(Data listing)
+===+
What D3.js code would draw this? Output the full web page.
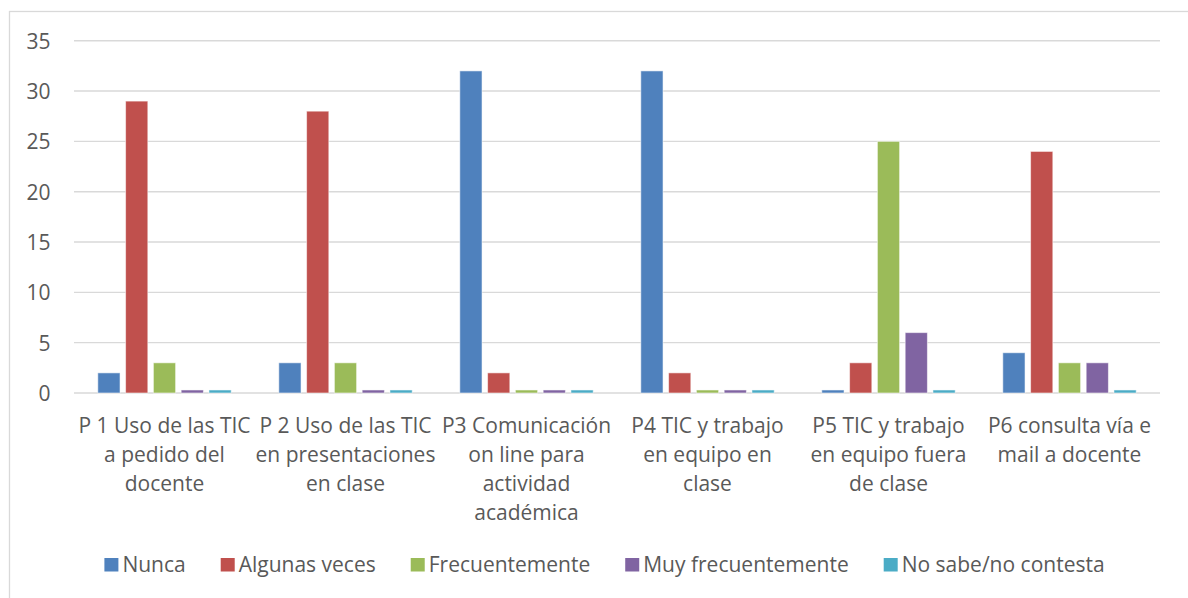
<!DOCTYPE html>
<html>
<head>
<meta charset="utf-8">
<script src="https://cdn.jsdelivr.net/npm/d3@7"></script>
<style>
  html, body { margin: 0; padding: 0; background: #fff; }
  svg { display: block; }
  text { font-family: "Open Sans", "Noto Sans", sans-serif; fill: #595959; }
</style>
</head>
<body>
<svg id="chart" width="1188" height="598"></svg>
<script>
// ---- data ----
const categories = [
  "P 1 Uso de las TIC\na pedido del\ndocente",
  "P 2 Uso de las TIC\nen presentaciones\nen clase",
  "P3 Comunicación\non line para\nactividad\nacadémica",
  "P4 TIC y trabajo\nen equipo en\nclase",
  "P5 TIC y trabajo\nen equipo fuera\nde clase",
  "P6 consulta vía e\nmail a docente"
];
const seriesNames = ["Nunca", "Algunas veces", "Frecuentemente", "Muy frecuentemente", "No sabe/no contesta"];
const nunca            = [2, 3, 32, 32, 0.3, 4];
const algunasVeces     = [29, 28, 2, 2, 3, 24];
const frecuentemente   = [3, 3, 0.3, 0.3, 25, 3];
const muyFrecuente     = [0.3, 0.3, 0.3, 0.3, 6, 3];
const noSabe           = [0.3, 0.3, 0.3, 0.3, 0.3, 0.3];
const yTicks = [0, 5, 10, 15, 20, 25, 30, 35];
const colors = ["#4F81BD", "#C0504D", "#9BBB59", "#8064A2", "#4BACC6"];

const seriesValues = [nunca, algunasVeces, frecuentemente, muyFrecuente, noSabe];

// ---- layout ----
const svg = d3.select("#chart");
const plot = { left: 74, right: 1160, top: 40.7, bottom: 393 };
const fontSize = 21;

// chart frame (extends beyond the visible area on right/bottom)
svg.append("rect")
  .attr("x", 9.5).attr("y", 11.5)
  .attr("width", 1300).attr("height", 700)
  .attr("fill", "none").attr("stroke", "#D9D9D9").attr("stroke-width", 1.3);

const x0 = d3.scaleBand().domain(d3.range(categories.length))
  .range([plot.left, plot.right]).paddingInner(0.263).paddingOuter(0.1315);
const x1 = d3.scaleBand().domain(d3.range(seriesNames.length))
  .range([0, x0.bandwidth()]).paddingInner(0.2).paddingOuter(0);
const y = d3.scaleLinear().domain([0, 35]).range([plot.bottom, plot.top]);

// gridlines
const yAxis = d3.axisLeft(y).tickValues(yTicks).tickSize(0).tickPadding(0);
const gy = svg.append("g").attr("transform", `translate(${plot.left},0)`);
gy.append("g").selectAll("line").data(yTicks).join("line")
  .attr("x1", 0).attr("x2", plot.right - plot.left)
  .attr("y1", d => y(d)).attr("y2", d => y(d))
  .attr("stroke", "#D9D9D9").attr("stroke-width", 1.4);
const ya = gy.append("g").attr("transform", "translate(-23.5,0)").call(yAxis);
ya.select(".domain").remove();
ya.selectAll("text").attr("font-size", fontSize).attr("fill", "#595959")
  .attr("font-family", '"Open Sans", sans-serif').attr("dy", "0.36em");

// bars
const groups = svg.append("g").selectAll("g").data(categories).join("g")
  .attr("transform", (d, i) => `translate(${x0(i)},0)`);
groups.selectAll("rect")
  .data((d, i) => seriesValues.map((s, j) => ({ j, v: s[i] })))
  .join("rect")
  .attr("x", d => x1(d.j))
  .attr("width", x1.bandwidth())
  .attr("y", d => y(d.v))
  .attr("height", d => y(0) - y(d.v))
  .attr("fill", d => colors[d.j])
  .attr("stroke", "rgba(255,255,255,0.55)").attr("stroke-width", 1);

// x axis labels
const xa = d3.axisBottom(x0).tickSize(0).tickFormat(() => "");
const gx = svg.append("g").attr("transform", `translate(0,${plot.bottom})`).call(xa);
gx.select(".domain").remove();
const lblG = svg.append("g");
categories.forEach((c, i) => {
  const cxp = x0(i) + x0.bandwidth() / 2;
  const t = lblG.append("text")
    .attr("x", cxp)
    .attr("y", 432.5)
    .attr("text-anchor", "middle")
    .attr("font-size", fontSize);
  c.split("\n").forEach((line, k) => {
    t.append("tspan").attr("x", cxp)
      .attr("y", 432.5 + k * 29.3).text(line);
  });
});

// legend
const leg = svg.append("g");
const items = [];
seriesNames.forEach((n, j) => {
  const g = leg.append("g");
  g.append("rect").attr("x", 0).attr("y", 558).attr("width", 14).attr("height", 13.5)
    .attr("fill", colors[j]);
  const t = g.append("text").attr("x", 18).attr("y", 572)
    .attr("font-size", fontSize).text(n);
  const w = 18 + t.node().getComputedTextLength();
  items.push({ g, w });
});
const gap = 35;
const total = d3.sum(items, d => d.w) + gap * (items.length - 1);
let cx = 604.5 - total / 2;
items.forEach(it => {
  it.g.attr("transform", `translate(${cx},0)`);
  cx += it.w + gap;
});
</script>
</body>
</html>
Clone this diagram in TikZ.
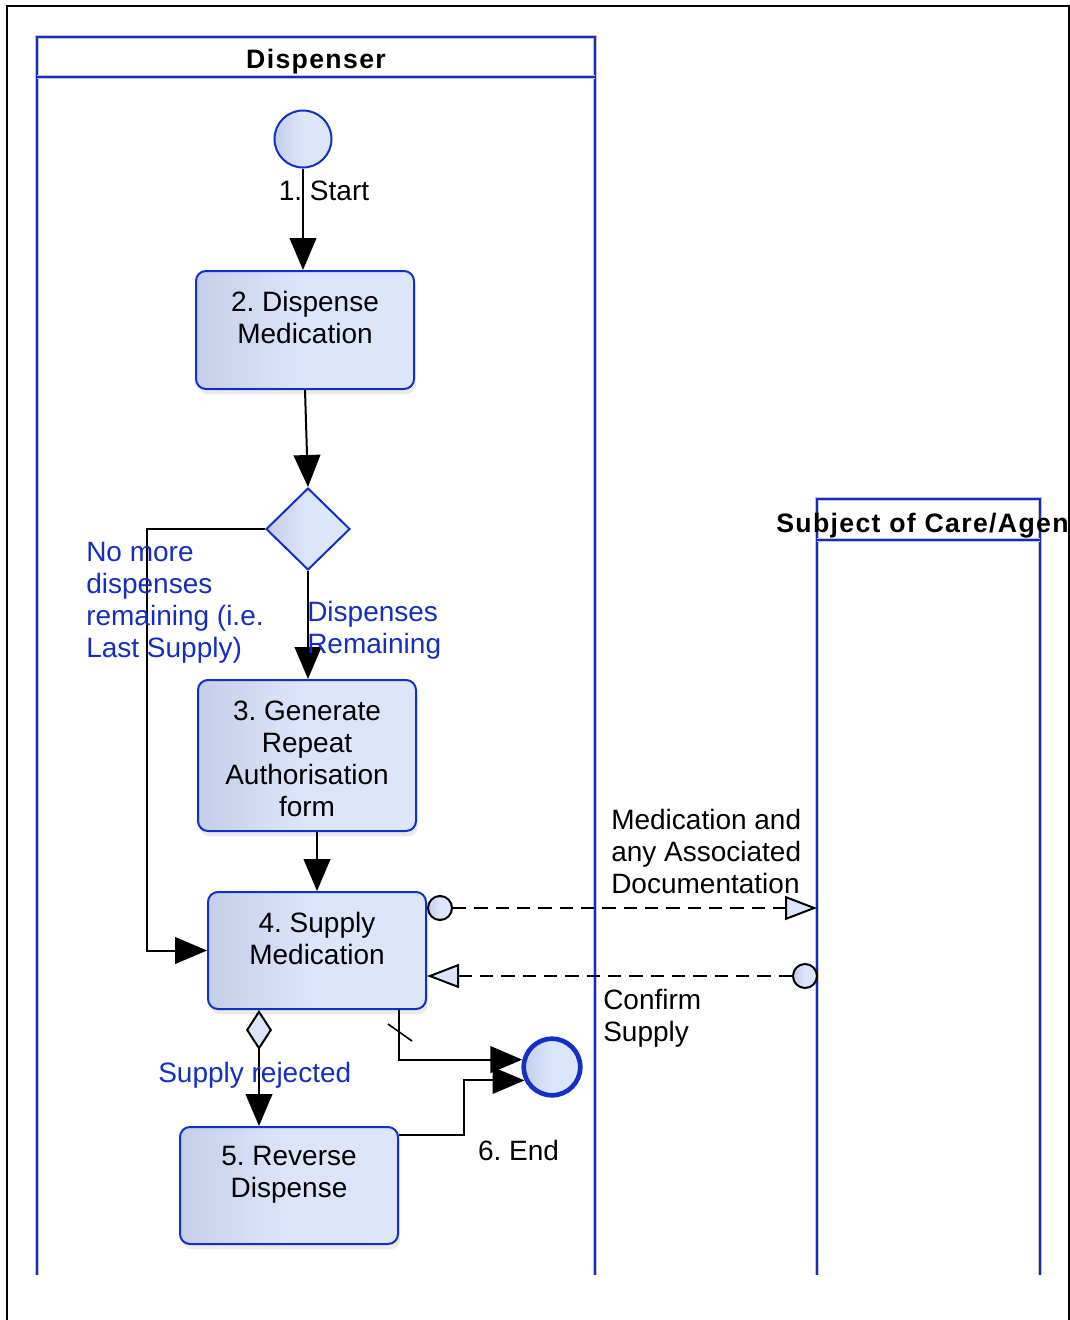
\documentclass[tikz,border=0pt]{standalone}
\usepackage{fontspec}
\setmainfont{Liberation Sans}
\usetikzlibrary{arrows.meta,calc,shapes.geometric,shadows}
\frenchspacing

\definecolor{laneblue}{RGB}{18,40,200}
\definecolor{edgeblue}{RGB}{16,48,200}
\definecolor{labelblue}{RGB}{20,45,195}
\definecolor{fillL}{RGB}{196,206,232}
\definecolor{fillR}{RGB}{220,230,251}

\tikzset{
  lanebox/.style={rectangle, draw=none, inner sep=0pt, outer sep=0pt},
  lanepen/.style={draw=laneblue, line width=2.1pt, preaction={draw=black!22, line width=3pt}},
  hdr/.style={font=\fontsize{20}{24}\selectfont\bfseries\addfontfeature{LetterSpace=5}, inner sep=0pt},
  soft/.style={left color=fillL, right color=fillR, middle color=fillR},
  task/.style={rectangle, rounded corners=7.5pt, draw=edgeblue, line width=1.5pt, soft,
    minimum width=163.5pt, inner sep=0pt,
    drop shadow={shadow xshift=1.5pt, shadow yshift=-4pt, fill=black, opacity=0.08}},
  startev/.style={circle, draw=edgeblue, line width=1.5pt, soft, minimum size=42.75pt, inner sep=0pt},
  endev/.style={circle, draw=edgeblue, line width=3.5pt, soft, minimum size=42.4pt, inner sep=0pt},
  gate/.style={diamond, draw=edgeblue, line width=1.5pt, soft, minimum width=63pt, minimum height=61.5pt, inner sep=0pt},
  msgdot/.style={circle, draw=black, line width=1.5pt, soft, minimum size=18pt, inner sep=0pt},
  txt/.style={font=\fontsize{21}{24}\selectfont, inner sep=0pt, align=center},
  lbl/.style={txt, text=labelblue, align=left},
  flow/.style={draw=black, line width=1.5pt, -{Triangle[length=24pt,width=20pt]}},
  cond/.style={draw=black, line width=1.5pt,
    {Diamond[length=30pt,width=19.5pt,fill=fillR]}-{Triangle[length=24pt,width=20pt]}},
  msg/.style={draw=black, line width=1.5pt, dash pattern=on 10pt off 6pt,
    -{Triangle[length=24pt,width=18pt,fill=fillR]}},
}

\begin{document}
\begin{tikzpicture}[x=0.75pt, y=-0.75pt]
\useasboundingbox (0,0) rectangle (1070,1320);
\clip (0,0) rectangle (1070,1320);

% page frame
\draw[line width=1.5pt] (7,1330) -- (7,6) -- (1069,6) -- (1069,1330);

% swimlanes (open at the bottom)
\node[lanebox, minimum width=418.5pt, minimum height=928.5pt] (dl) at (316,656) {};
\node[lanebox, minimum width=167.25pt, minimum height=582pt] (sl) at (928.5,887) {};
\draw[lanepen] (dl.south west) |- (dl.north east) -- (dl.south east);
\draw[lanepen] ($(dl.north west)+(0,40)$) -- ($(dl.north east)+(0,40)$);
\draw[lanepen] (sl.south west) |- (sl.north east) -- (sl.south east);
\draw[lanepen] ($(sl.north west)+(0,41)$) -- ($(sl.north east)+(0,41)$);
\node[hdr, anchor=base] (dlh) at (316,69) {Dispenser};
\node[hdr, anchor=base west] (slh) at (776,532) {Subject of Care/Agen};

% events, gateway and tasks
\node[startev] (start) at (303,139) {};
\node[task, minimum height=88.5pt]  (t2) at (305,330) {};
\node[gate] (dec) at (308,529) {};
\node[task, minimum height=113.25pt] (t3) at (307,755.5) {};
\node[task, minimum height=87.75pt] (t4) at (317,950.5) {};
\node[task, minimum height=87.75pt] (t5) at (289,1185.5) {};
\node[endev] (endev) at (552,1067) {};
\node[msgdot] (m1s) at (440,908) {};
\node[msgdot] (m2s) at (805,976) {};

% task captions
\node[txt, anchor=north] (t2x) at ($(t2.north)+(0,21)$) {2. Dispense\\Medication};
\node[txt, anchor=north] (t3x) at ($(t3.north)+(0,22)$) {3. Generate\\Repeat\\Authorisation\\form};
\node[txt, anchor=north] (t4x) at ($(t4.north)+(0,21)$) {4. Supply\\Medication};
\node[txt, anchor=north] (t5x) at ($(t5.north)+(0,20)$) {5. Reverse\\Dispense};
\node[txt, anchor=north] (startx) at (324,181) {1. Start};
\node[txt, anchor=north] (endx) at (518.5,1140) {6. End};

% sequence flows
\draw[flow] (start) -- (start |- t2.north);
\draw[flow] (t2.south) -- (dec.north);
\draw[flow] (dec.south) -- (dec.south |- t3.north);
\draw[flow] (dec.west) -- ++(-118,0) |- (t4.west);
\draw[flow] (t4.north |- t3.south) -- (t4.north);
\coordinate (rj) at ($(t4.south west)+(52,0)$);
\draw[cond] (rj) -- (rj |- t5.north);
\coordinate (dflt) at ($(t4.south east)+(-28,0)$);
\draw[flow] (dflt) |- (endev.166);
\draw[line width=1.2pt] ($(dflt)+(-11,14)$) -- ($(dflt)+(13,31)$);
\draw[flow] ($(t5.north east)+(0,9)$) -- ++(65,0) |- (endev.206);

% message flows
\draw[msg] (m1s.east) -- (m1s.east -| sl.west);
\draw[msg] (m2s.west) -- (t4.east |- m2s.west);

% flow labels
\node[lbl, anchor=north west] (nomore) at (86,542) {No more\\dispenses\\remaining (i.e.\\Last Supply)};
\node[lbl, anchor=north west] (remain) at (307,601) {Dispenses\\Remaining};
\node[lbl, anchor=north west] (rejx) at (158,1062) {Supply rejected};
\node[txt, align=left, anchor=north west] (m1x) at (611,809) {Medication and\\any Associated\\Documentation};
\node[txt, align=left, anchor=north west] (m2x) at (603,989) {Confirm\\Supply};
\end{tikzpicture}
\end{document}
+===+
Directive:
Check each line of these records for the string "page" and state only how many lines have it.

Task solution:
2